* **Materials provided**:

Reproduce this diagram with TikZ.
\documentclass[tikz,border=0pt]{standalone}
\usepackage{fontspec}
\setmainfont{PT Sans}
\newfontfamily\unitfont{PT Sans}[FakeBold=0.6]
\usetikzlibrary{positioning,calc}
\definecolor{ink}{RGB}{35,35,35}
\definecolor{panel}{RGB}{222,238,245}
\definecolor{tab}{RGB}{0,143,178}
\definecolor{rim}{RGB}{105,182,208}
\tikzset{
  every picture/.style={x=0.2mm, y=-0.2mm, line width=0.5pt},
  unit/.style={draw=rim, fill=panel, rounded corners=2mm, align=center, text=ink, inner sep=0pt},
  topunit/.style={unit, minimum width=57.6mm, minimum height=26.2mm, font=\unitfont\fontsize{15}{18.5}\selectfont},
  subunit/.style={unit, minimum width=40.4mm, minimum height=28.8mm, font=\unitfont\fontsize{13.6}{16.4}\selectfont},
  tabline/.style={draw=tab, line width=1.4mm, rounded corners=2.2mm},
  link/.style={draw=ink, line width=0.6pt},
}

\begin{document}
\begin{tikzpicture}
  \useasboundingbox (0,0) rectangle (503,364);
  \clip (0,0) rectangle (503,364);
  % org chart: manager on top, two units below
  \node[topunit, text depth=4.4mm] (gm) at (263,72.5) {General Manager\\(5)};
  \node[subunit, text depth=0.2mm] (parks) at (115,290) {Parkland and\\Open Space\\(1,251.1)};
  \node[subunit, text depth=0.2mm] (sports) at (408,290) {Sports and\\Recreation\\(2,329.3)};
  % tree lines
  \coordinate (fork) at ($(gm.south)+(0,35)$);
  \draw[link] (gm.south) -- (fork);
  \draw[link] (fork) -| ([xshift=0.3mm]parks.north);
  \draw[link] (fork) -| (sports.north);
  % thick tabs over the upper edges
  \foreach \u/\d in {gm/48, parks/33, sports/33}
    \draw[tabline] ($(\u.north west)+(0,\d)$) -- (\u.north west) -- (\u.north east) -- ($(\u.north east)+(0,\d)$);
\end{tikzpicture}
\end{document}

--

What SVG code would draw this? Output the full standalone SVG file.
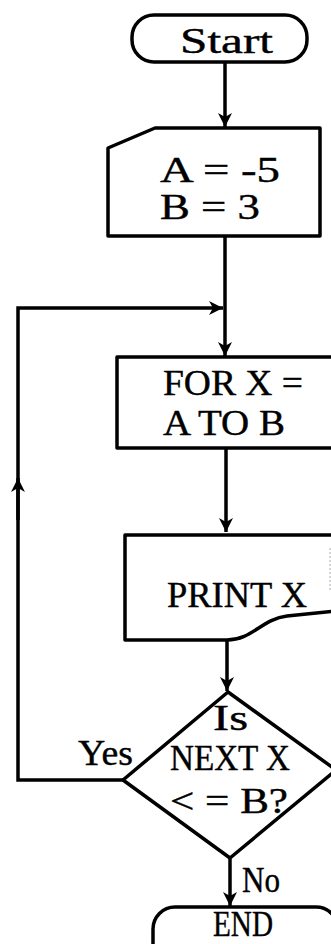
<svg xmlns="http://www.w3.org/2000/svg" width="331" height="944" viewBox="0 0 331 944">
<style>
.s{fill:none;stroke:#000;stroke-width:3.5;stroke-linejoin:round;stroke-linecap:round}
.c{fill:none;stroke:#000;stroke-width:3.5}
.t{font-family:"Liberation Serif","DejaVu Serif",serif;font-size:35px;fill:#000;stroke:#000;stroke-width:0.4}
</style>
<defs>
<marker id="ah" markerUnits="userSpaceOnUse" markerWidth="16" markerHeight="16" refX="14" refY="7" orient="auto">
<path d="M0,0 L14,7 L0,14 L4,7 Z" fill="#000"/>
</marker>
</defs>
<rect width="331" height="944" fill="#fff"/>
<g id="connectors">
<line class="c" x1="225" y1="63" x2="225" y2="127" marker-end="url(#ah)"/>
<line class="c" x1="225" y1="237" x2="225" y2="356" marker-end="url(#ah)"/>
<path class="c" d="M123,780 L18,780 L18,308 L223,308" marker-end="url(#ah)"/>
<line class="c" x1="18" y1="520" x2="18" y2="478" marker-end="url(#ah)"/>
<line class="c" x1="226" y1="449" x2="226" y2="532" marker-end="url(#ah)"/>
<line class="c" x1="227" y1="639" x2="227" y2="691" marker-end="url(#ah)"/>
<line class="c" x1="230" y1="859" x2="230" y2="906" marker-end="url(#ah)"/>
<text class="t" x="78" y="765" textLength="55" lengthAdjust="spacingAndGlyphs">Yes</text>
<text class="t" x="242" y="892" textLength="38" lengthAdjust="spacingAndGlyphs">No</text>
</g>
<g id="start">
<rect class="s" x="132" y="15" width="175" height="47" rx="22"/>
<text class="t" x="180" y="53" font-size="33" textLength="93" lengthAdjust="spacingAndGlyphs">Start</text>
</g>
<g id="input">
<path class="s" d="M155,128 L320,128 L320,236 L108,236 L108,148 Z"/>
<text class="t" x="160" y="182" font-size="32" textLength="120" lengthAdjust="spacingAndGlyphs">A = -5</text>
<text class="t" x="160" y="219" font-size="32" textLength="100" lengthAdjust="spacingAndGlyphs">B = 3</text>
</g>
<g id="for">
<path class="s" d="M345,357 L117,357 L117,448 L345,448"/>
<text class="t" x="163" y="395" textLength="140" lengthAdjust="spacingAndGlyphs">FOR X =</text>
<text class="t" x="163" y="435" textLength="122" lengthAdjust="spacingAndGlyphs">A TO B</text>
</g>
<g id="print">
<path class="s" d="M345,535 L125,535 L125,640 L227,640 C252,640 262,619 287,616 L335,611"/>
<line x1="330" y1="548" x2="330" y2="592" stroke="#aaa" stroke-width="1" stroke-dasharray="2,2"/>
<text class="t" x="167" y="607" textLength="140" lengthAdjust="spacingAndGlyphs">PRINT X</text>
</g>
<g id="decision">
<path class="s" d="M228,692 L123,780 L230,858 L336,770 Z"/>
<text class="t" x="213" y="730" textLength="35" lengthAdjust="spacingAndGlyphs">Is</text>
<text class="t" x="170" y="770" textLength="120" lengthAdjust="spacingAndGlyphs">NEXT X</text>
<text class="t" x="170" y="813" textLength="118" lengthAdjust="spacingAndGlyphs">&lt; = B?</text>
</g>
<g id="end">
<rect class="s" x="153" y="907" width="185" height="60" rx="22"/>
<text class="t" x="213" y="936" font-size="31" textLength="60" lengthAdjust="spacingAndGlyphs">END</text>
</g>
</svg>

* **Written problem**: Note each line of the entries that has "this" in it, and copy those lines.

* **Correct result**:
Reproduce this diagram with TikZ.
What SVG code would draw this? Output the full standalone SVG file.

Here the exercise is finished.